— Begin Data in this exercise —
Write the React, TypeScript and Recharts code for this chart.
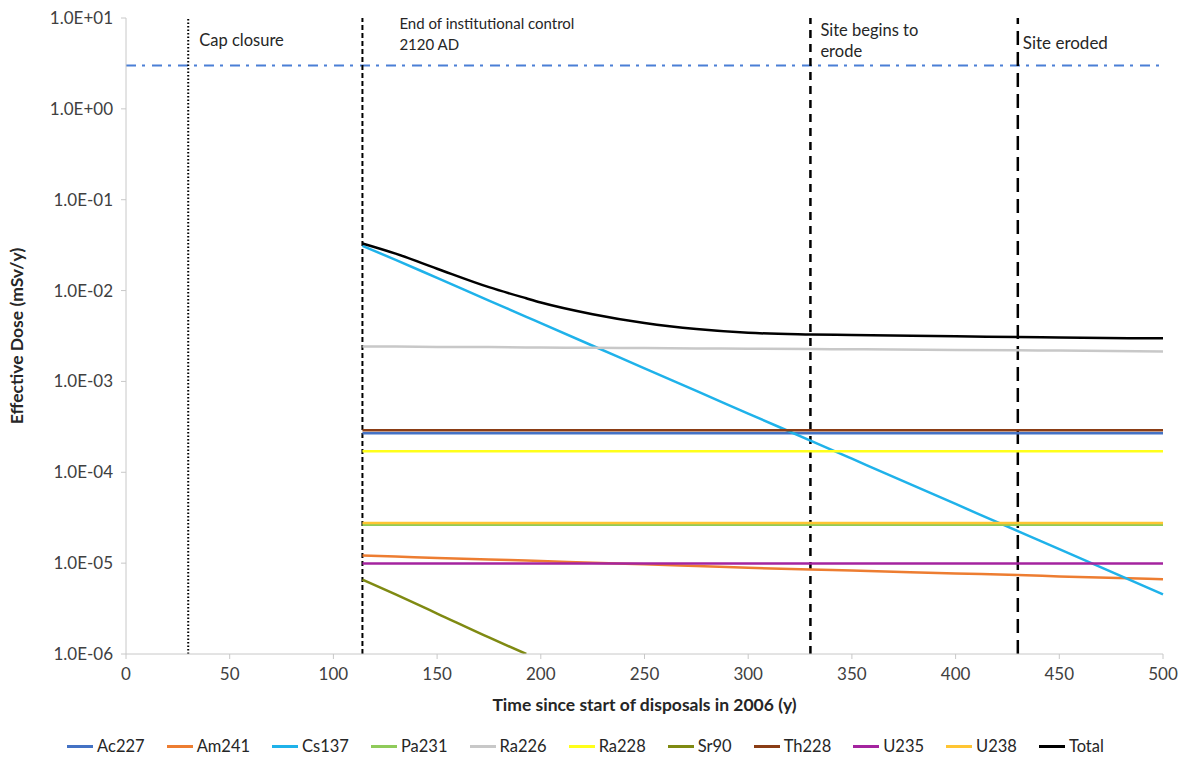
import { Label, Legend, Line, LineChart, ReferenceLine, XAxis, YAxis } from 'recharts';

// Years (since start of disposals in 2006) at which doses are tabulated
const years = [114, 130, 150, 175, 193, 200, 225, 250, 275, 300, 330, 350, 400, 430, 450, 500];

// Effective dose per radionuclide, mSv/y
const ac227 = [2.69e-4, 2.69e-4, 2.69e-4, 2.69e-4, 2.69e-4, 2.69e-4, 2.69e-4, 2.69e-4, 2.69e-4, 2.69e-4, 2.69e-4, 2.69e-4, 2.69e-4, 2.69e-4, 2.69e-4, 2.69e-4];
const am241 = [1.21e-5, 1.18e-5, 1.14e-5, 1.1e-5, 1.067e-5, 1.055e-5, 1.01e-5, 9.7e-6, 9.3e-6, 8.9e-6, 8.5e-6, 8.3e-6, 7.7e-6, 7.4e-6, 7.15e-6, 6.65e-6];
const cs137 = [3.1e-2, 2.18e-2, 1.377e-2, 7.77e-3, 5.14e-3, 4.38e-3, 2.47e-3, 1.39e-3, 7.86e-4, 4.43e-4, 2.23e-4, 1.41e-4, 4.48e-5, 2.25e-5, 1.43e-5, 4.54e-6];
const pa231 = [2.64e-5, 2.64e-5, 2.64e-5, 2.64e-5, 2.64e-5, 2.64e-5, 2.64e-5, 2.64e-5, 2.64e-5, 2.64e-5, 2.64e-5, 2.64e-5, 2.64e-5, 2.64e-5, 2.64e-5, 2.64e-5];
const ra226 = [2.43e-3, 2.42e-3, 2.4e-3, 2.39e-3, 2.37e-3, 2.36e-3, 2.35e-3, 2.33e-3, 2.31e-3, 2.29e-3, 2.27e-3, 2.26e-3, 2.22e-3, 2.2e-3, 2.19e-3, 2.14e-3];
const ra228 = [1.7e-4, 1.7e-4, 1.7e-4, 1.7e-4, 1.7e-4, 1.7e-4, 1.7e-4, 1.7e-4, 1.7e-4, 1.7e-4, 1.7e-4, 1.7e-4, 1.7e-4, 1.7e-4, 1.7e-4, 1.7e-4];
const sr90 = [6.6e-6, 4.52e-6, 2.79e-6, 1.52e-6, 1.0e-6, null, null, null, null, null, null, null, null, null, null, null];
const th228 = [2.9e-4, 2.9e-4, 2.9e-4, 2.9e-4, 2.9e-4, 2.9e-4, 2.9e-4, 2.9e-4, 2.9e-4, 2.9e-4, 2.9e-4, 2.9e-4, 2.9e-4, 2.9e-4, 2.9e-4, 2.9e-4];
const u235 = [9.9e-6, 9.9e-6, 9.9e-6, 9.9e-6, 9.9e-6, 9.9e-6, 9.9e-6, 9.9e-6, 9.9e-6, 9.9e-6, 9.9e-6, 9.9e-6, 9.9e-6, 9.9e-6, 9.9e-6, 9.9e-6];
const u238 = [2.77e-5, 2.77e-5, 2.77e-5, 2.77e-5, 2.77e-5, 2.77e-5, 2.77e-5, 2.77e-5, 2.77e-5, 2.77e-5, 2.77e-5, 2.77e-5, 2.77e-5, 2.77e-5, 2.77e-5, 2.77e-5];
const total = [3.3e-2, 2.55e-2, 1.74e-2, 1.09e-2, 8.22e-3, 7.4e-3, 5.5e-3, 4.4e-3, 3.77e-3, 3.43e-3, 3.29e-3, 3.24e-3, 3.14e-3, 3.08e-3, 3.04e-3, 2.98e-3];

const xTicks = [0, 50, 100, 150, 200, 250, 300, 350, 400, 450, 500];
const yTicks = [1e-6, 1e-5, 1e-4, 1e-3, 1e-2, 1e-1, 1, 10];
const yTickLabels = ['1.0E-06', '1.0E-05', '1.0E-04', '1.0E-03', '1.0E-02', '1.0E-01', '1.0E+00', '1.0E+01'];

// Dose constraint and milestone years
const doseLimit = 3;
const capClosure = 30;
const endOfControl = 114;
const erosionStart = 330;
const erosionEnd = 430;

const series = [
  { key: 'Ac227', values: ac227, color: '#4472c4' },
  { key: 'Am241', values: am241, color: '#ed7d31' },
  { key: 'Cs137', values: cs137, color: '#1fb2ea' },
  { key: 'Pa231', values: pa231, color: '#8fcb5a' },
  { key: 'Ra226', values: ra226, color: '#c8c8c8' },
  { key: 'Ra228', values: ra228, color: '#ffff1a' },
  { key: 'Sr90', values: sr90, color: '#7f8a12' },
  { key: 'Th228', values: th228, color: '#8a3d15' },
  { key: 'U235', values: u235, color: '#a4249f' },
  { key: 'U238', values: u238, color: '#ffc533' },
  { key: 'Total', values: total, color: '#000000' }
];

const data = years.map((year, i) => {
  const row: Record<string, number | null> = { year };
  series.forEach((s) => {
    row[s.key] = s.values[i];
  });
  return row;
});

const FONT = 'Lato, "Open Sans", sans-serif';

function note(lines: string[], dx: number, baselines: number[], size: number) {
  return (props: any) => {
    const { x, y } = props.viewBox;
    return (
      <text fontSize={size} fill="#262626" fontFamily={FONT}>
        {lines.map((line, i) => (
          <tspan key={line} x={x + dx} y={y + baselines[i]}>
            {line}
          </tspan>
        ))}
      </text>
    );
  };
}

// Legend keeps the series order instead of sorting by name
function LegendRow() {
  return (
    <div
      style={{
        height: 24,
        display: 'flex',
        justifyContent: 'center',
        alignItems: 'center',
        gap: 22,
        fontFamily: FONT,
        fontSize: 16.5,
        color: '#262626',
        paddingLeft: 4
      }}
    >
      {series.map((s) => (
        <div key={s.key} style={{ display: 'flex', alignItems: 'center' }}>
          <span style={{ display: 'inline-block', width: 26, height: 3, background: s.color, marginRight: 4 }} />
          {s.key}
        </div>
      ))}
    </div>
  );
}

export default function App() {
  return (
    <div style={{ position: 'absolute', left: 0, top: 0, background: '#fff' }}>
      <LineChart
        width={1184}
        height={758}
        data={data}
        margin={{ top: 18, right: 21, left: 4, bottom: 0 }}
        style={{ fontFamily: FONT }}
      >
        <XAxis
          dataKey="year"
          type="number"
          domain={[0, 500]}
          ticks={xTicks}
          tick={{ fill: '#404040', fontSize: 17 }}
          tickSize={5}
          tickMargin={9}
          stroke="#c8c8c8"
          height={80}
        >
          <Label
            value="Time since start of disposals in 2006 (y)"
            position="insideBottom"
            offset={23}
            style={{ fontWeight: 700, fontSize: 17.5, fill: '#262626' }}
          />
        </XAxis>
        <YAxis
          type="number"
          scale="log"
          domain={[1e-6, 10]}
          allowDataOverflow
          ticks={yTicks}
          tickFormatter={(v: number) => yTickLabels[yTicks.indexOf(v)] ?? ''}
          tick={{ fill: '#404040', fontSize: 17 }}
          tickSize={5}
          tickMargin={8}
          stroke="#c8c8c8"
          width={122}
        >
          <Label
            content={(props: any) => {
              const { x, y, height } = props.viewBox;
              const cx = x + 12;
              const cy = y + height / 2;
              return (
                <text
                  x={cx}
                  y={cy}
                  transform={`rotate(-90, ${cx}, ${cy})`}
                  textAnchor="middle"
                  dominantBaseline="central"
                  fontSize={17.5}
                  fontWeight={700}
                  fill="#262626"
                  fontFamily={FONT}
                >
                  Effective Dose (mSv/y)
                </text>
              );
            }}
          />
        </YAxis>

        <ReferenceLine y={doseLimit} stroke="#4a7fd6" strokeWidth={2} strokeDasharray="10 6 3 7" />
        <ReferenceLine
          x={capClosure}
          stroke="#000"
          strokeWidth={2}
          strokeDasharray="1.5 2"
          label={note(['Cap closure'], 11, [28], 16.5)}
        />
        <ReferenceLine
          x={endOfControl}
          stroke="#000"
          strokeWidth={2}
          strokeDasharray="5 3"
          label={note(['End of institutional control', '2120 AD'], 37, [11, 32], 15)}
        />
        <ReferenceLine
          x={erosionStart}
          stroke="#000"
          strokeWidth={2.5}
          strokeDasharray="8 6"
          label={note(['Site begins to', 'erode'], 10, [18, 39], 16.5)}
        />
        <ReferenceLine
          x={erosionEnd}
          stroke="#000"
          strokeWidth={2.5}
          strokeDasharray="14 7"
          label={note(['Site eroded'], 5, [31], 17)}
        />

        {series.map((s) => (
          <Line
            key={s.key}
            dataKey={s.key}
            name={s.key}
            type="monotone"
            stroke={s.color}
            strokeWidth={2.5}
            dot={false}
            activeDot={false}
            connectNulls={false}
            isAnimationActive={false}
          />
        ))}

        <Legend verticalAlign="bottom" content={<LegendRow />} />
      </LineChart>
    </div>
  );
}
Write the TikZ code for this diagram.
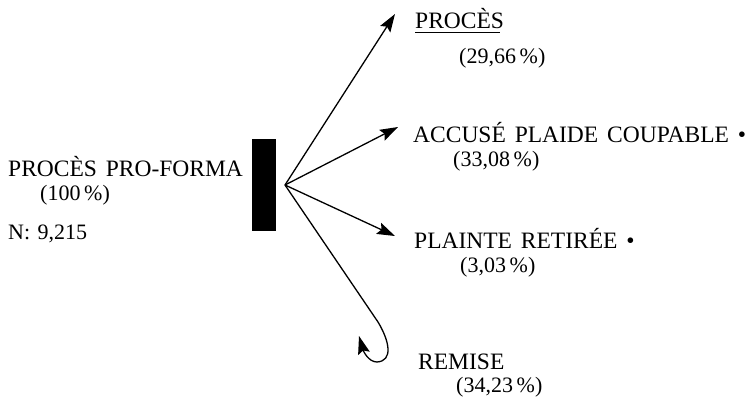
— End Data in this exercise —
▸ **What is required**
With the pictures left out, restate word for word every line of the data above, from the first down to the line that contains "430, 450, 500];".

▸ **Response to this exercise**
Write the React, TypeScript and Recharts code for this chart.
import { Label, Legend, Line, LineChart, ReferenceLine, XAxis, YAxis } from 'recharts';

// Years (since start of disposals in 2006) at which doses are tabulated
const years = [114, 130, 150, 175, 193, 200, 225, 250, 275, 300, 330, 350, 400, 430, 450, 500];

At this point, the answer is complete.